Super W gives Marsters new lease on life

Super W
by Jill Scanlon

Ashley Marsters is a journeywomen of Victorian rugby having run on to fields across Melbourne since she was a tacker.

Playing from the age of five, Marsters like many girls she had to put rugby to one side once she reached 12 years of age.

Through her early teens she turned her sporting attention to netball and basketball with quite a serious bent, but the draw to rugby never died and when, at 17, she was approached by friends to try some sevens her return was back on track.

Marsters was quickly picked up by Aussie Sevens scouts in its pre-Olympic incarnation and from there she gradually moved on to XVs.

“At that time all the girls were based in their own states – not centralised as it is now – I was the only one in Melbourne and so was training by myself. I had no idea what I was really doing, I was just going with the flow.

“I worked my way through to XVs clubs and started playing state level and then working my way through to Wallaroos.”

Her journey has included moving from club to club always looking to follow new development.

“My first two years in women’s rugby was at Box Hill, and then I moved to Unicorns when they first started a team,” she said.

“I was there for about two years and then Harlequins started their new women’s team, so I went there.

“I’m a bit of a jumper - I’m always down for the underdog,” she admits with a laugh.

National recognition came in 2013, in the lead up to the 2014 World Cup.

Life in rugby though took its toll and Marsters admits over recent years she has pulled away.

“It did get a bit much playing rugby all the time so the last couple of years weren’t too serious for me; I just pulled back a bit and started having some ‘me’ time,” she said.

With the passing of her mother late last year, Marsters was looking for some motivation to get back on track.
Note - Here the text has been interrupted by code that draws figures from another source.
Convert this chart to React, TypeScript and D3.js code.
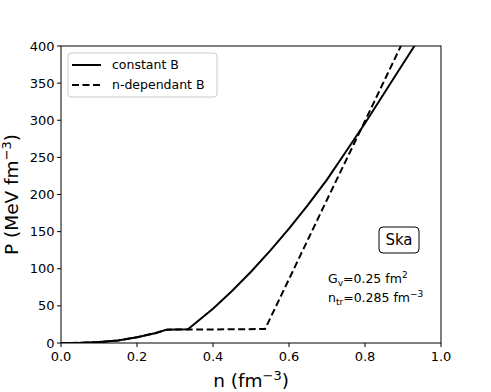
import React from "react";
import * as d3 from "d3";

// density grid (fm^-3) and pressures (MeV fm^-3)
const nConst = [0, 0.05, 0.1, 0.15, 0.2, 0.25, 0.278, 0.3, 0.334, 0.4, 0.45, 0.5, 0.55, 0.6, 0.65, 0.7, 0.75, 0.8, 0.85, 0.9, 0.95];
const pConst = [0, 0.2, 1.2, 3.5, 7.7, 13.5, 18, 18.3, 18.5, 46, 70, 96, 124, 154, 186, 220, 258, 296, 336, 376, 416];

const nDep = [0, 0.05, 0.1, 0.15, 0.2, 0.25, 0.278, 0.4, 0.537, 0.6, 0.7, 0.8, 0.9, 0.95];
const pDep = [0, 0.2, 1.2, 3.5, 7.7, 13.5, 18, 18.3, 18.8, 86, 193, 299, 406, 459];

const xTicks = [0, 0.2, 0.4, 0.6, 0.8, 1.0];
const yTicks = [0, 50, 100, 150, 200, 250, 300, 350, 400];

const font = "DejaVu Sans, sans-serif";

export default function App() {
  const width = 491;
  const height = 392;
  const left = 61;
  const right = 441;
  const top = 46;
  const bottom = 343;

  const x = d3.scaleLinear().domain([0, 1]).range([left, right]);
  const y = d3.scaleLinear().domain([0, 400]).range([bottom, top]);

  const line = d3
    .line<[number, number]>()
    .x((d) => x(d[0]))
    .y((d) => y(d[1]));

  const constData = nConst.map((n, i) => [n, pConst[i]] as [number, number]);
  const depData = nDep.map((n, i) => [n, pDep[i]] as [number, number]);

  return (
    <svg
      width={width}
      height={height}
      style={{ position: "absolute", left: 0, top: 0, background: "#fff" }}
      fontFamily={font}
    >
      <defs>
        <clipPath id="plot">
          <rect x={left} y={top} width={right - left} height={bottom - top} />
        </clipPath>
      </defs>

      <g clipPath="url(#plot)" fill="none" stroke="#000" strokeWidth={2}>
        <path d={line(constData) ?? ""} />
        <path d={line(depData) ?? ""} strokeDasharray="7,3.5" />
      </g>

      <rect
        x={left}
        y={top}
        width={right - left}
        height={bottom - top}
        fill="none"
        stroke="#000"
        strokeWidth={1}
      />

      {yTicks.map((t) => (
        <g key={"y" + t}>
          <line x1={left - 4} x2={left} y1={y(t)} y2={y(t)} stroke="#000" />
          <text x={left - 6.5} y={y(t)} dy="0.35em" textAnchor="end" fontSize={13}>
            {t}
          </text>
        </g>
      ))}

      {xTicks.map((t) => (
        <g key={"x" + t}>
          <line x1={x(t)} x2={x(t)} y1={bottom} y2={bottom + 4} stroke="#000" />
          <text x={x(t)} y={bottom + 18} textAnchor="middle" fontSize={13}>
            {t.toFixed(1)}
          </text>
        </g>
      ))}

      <text x={(left + right) / 2} y={387} textAnchor="middle" fontSize={18.5}>
        n (fm
        <tspan dy={-7.5} fontSize={13}>−3</tspan>
        <tspan dy={7.5}>)</tspan>
      </text>

      <text
        transform={`translate(18, ${(top + bottom) / 2}) rotate(-90)`}
        textAnchor="middle"
        fontSize={18.5}
      >
        P (MeV fm
        <tspan dy={-7.5} fontSize={13}>−3</tspan>
        <tspan dy={7.5}>)</tspan>
      </text>

      <g>
        <rect x={68} y={53} width={149} height={44} rx={3} fill="#fff" fillOpacity={0.8} stroke="#ccc" />
        <line x1={72} x2={101} y1={65} y2={65} stroke="#000" strokeWidth={2} />
        <line x1={72} x2={101} y1={85} y2={85} stroke="#000" strokeWidth={2} strokeDasharray="7,3.5" />
        <text x={112} y={65} dy="0.35em" fontSize={12.5}>constant B</text>
        <text x={112} y={85} dy="0.35em" fontSize={12.5}>n-dependant B</text>
      </g>

      <rect x={379} y={227} width={40} height={26} rx={4} fill="#fff" stroke="#000" />
      <text x={399} y={240} dy="0.35em" textAnchor="middle" fontSize={15}>Ska</text>

      <text x={328} y={283} fontSize={12.5}>
        G
        <tspan dy={3} fontSize={9}>v</tspan>
        <tspan dy={-3}>=0.25 fm</tspan>
        <tspan dy={-5} fontSize={9}>2</tspan>
      </text>
      <text x={328} y={302} fontSize={12.5}>
        n
        <tspan dy={3} fontSize={9}>tr</tspan>
        <tspan dy={-3}>=0.285 fm</tspan>
        <tspan dy={-5} fontSize={9}>−3</tspan>
      </text>
    </svg>
  );
}
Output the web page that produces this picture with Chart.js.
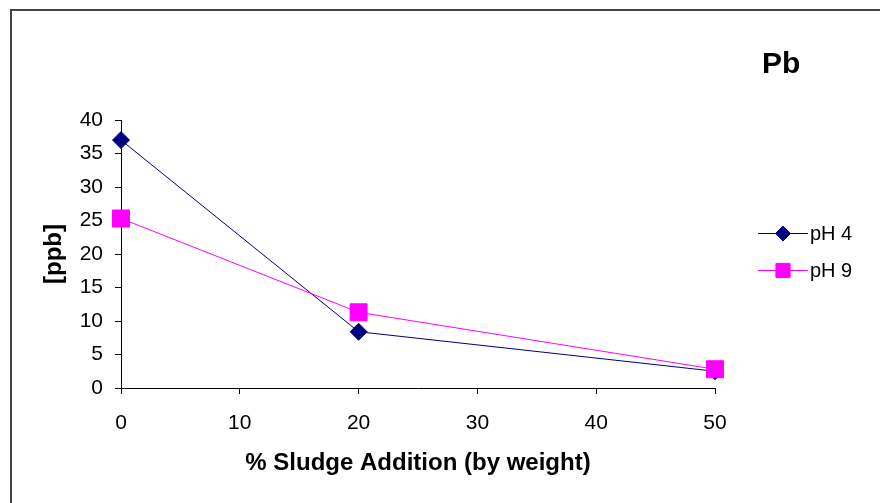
<!DOCTYPE html>
<html>
<head>
<meta charset="utf-8">
<script src="https://cdn.jsdelivr.net/npm/chart.js@4.4.0/dist/chart.umd.min.js"></script>
<style>
html,body{margin:0;padding:0;background:#fff;}
#wrap{width:880px;height:503px;position:relative;}
</style>
</head>
<body>
<div id="wrap"><canvas id="c" width="880" height="503"></canvas></div>
<script>
// Data
const sludgePct = [0, 20, 50];
const ph4Values = [37.0, 8.4, 2.5];
const ph9Values = [25.3, 11.3, 2.8];
const seriesNames = ['pH 4', 'pH 9'];
const chartTitle = 'Pb';
const xTitle = '% Sludge Addition (by weight)';
const yTitle = '[ppb]';

const FONT = "'Liberation Sans', Arial, sans-serif";

const toPoints = vals => sludgePct.map((x, i) => ({x: x, y: vals[i]}));

const framePlugin = {
  id: 'frame',
  beforeDraw(chart) {
    const ctx = chart.ctx;
    ctx.save();
    ctx.fillStyle = '#ffffff';
    ctx.fillRect(0, 0, chart.width, chart.height);
    ctx.strokeStyle = '#444444';
    ctx.lineWidth = 2;
    ctx.strokeRect(11, 10, chart.width + 20, chart.height + 20);
    ctx.restore();
  },
  afterDraw(chart) {
    const ctx = chart.ctx;
    ctx.save();
    // Title
    ctx.fillStyle = '#000';
    ctx.font = "bold 30px " + FONT;
    ctx.textAlign = 'left';
    ctx.textBaseline = 'alphabetic';
    ctx.fillText(chartTitle, 762, 73);
    // Legend
    const rows = [233, 270];
    chart.data.datasets.forEach((ds, i) => {
      const y = rows[i];
      ctx.strokeStyle = ds.borderColor;
      ctx.lineWidth = 1;
      ctx.beginPath();
      ctx.moveTo(758, y + 0.5);
      ctx.lineTo(808, y + 0.5);
      ctx.stroke();
      ctx.fillStyle = ds.pointBackgroundColor;
      ctx.strokeStyle = ds.pointBorderColor;
      Chart.helpers.drawPoint(ctx, {
        pointStyle: ds.pointStyle,
        radius: ds.legendRadius,
        borderWidth: 1
      }, 783, y + 0.5);
      ctx.fillStyle = '#000';
      ctx.font = "20px " + FONT;
      ctx.textAlign = 'left';
      ctx.textBaseline = 'middle';
      ctx.fillText(ds.label, 810, y + 1);
    });
    ctx.restore();
  }
};

new Chart(document.getElementById('c'), {
  type: 'line',
  data: {
    datasets: [
      {
        label: seriesNames[0],
        data: toPoints(ph4Values),
        borderColor: '#000080',
        backgroundColor: '#000080',
        pointBackgroundColor: '#000080',
        pointBorderColor: '#000080',
        pointStyle: 'rectRot',
        pointRadius: 8.5,
        legendRadius: 7.5,
        borderWidth: 1,
        tension: 0,
        clip: false,
        order: 2
      },
      {
        label: seriesNames[1],
        data: toPoints(ph9Values),
        borderColor: '#ff00ff',
        backgroundColor: '#ff00ff',
        pointBackgroundColor: '#ff00ff',
        pointBorderColor: '#ff00ff',
        pointStyle: 'rect',
        pointRadius: 12,
        legendRadius: 10,
        borderWidth: 1,
        tension: 0,
        clip: false,
        order: 1
      }
    ]
  },
  options: {
    responsive: false,
    animation: false,
    events: [],
    layout: {padding: {left: 0, top: 120, right: 165, bottom: 0}},
    plugins: {
      legend: {display: false},
      title: {display: false},
      tooltip: {enabled: false}
    },
    scales: {
      x: {
        type: 'linear',
        min: 0,
        max: 50,
        afterFit(scale) { scale.height = 115; },
        ticks: {
          stepSize: 10,
          color: '#000',
          padding: 17,
          font: {family: FONT, size: 21}
        },
        grid: {drawOnChartArea: false, tickLength: 6, color: '#000', tickColor: '#000'},
        border: {color: '#000', width: 1},
        title: {
          display: true,
          text: xTitle,
          color: '#000',
          font: {family: FONT, size: 24, weight: 'bold'},
          padding: {top: 0, bottom: 25}
        }
      },
      y: {
        type: 'linear',
        min: 0,
        max: 40,
        afterFit(scale) { scale.width = 121; },
        ticks: {
          stepSize: 5,
          color: '#000',
          padding: 12,
          font: {family: FONT, size: 21}
        },
        grid: {drawOnChartArea: false, tickLength: 6, color: '#000', tickColor: '#000'},
        border: {color: '#000', width: 1},
        title: {
          display: true,
          text: yTitle,
          color: '#000',
          font: {family: FONT, size: 24, weight: 'bold'},
          padding: {top: 40, bottom: 0}
        }
      }
    }
  },
  plugins: [framePlugin]
});
</script>
</body>
</html>
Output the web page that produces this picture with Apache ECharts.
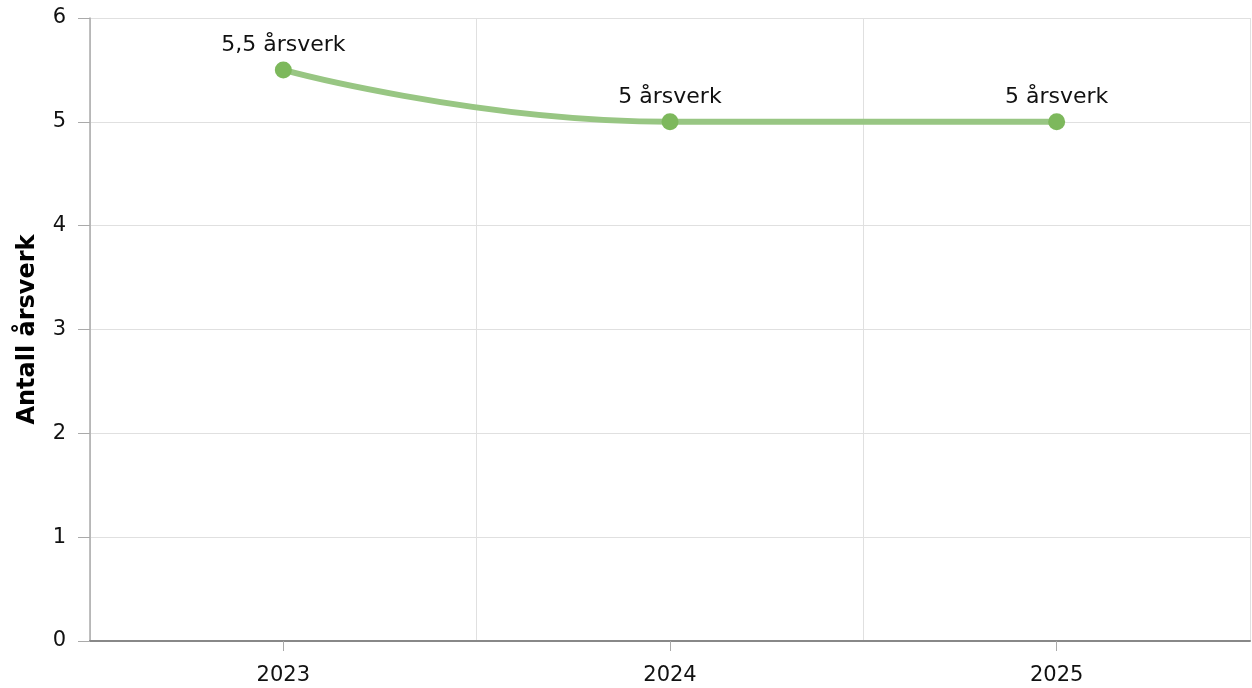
<!DOCTYPE html>
<html><head><meta charset="utf-8">
<script src="https://cdn.jsdelivr.net/npm/echarts@6/dist/echarts.min.js"></script>
<style>html,body{margin:0;padding:0;background:#fff}#c{width:1252px;height:688px}</style>
</head><body><div id="c"></div>
<script>
const categories = ['2023', '2024', '2025'];
const values = [5.5, 5, 5];
const labelTexts = ['5,5 årsverk', '5 årsverk', '5 årsverk'];
const yTicks = [0, 1, 2, 3, 4, 5, 6];

const chart = echarts.init(document.getElementById('c'));
const font = '"DejaVu Sans", Verdana, sans-serif';
chart.setOption({
  animation: false,
  grid: {left: 90, right: 2, top: 18, bottom: 47},
  xAxis: [{
    type: 'category', data: categories, boundaryGap: true,
    axisLine: {lineStyle: {color: '#888', width: 2}},
    axisTick: {show: true, alignWithLabel: true, length: 10, lineStyle: {color: '#aaa', width: 1}},
    axisLabel: {color: '#111', fontSize: 21, fontFamily: font, margin: 24},
    splitLine: {show: false}
  }, {
    type: 'category', data: categories, boundaryGap: true, position: 'bottom',
    axisLine: {show: false}, axisTick: {show: false}, axisLabel: {show: false},
    splitLine: {show: true, lineStyle: {color: '#e0e0e0', width: 1}}
  }],
  yAxis: {
    type: 'value', min: yTicks[0], max: yTicks[yTicks.length - 1], interval: 1,
    name: 'Antall årsverk', nameLocation: 'middle', nameGap: 50,
    nameTextStyle: {fontSize: 24, fontWeight: 'bold', fontFamily: font, color: '#000'},
    axisLine: {show: true, lineStyle: {color: '#aaa', width: 1.5}},
    axisTick: {show: true, length: 12, lineStyle: {color: '#aaa'}},
    axisLabel: {color: '#111', fontSize: 21, fontFamily: font, margin: 24},
    splitLine: {show: true, lineStyle: {color: '#e0e0e0', width: 1}}
  },
  series: [{
    type: 'line', data: values, smooth: true, xAxisIndex: 0,
    symbol: 'circle', symbolSize: 17,
    lineStyle: {color: '#98c683', width: 6},
    itemStyle: {color: '#7db85c'},
    label: {
      show: true, position: 'top', distance: 5,
      fontSize: 22, fontFamily: font, color: '#111',
      formatter: p => labelTexts[p.dataIndex]
    }
  }]
});
</script></body></html>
“Rugby has developed quite a lot since I first started. I love it and I think this is good motivation for me to get back into it,” she said.

“The amount of exposure that’s been given to the girls, especially for the Super W tournament, has been tremendous; it’s been good for rugby in general, all over Australia.”

With new young faces and prospects for rugby moving forward, Marsters has found that motivation, enjoying the new journey and the opportunity to pass on lessons to young talent coming on board.

Pleased with the interest rugby is now receiving Marsters is excited to see women from all walks of life having a go.

“(There are) women who don’t know what rugby is, but have heard about it and just want to try a new sport.

“Once they have a touch of the ball, they just love it and keep coming back and bring more girls and connections.

“So it’s good to see a lot of diverse women joining the sport.”

Having been involved in rugby through the lean years, Marsters is aware of the responsibility she has as an "old hand".

“It’s good to start passing on my experience and I think it will get massive,” she said.

“We’re looking to grow women’s rugby and turn it into a professional sport eventually.

Marsters is just one of the experienced voices that are applauding the difference this move in the Australian women’s rugby landscape will make.

“It’s definitely made a difference.  All my friends got sick of me putting up fundraisers on Facebook.

“Now with Super W subsidising the costs, it has helped a lot.

“It’s taken off a lot of pressure. So to have that one less worry is pretty good for us.

“If it starts to grow later on and then eventually as a professional sport, that’d be awesome.”

As for her Rebels underdogs, Marsters believes they may be being underestimated. 

“I think the group of women we have, we’ve come a long way and yes, everyone is going to look at us as the underdogs. But underdogs always come out on top eventually!”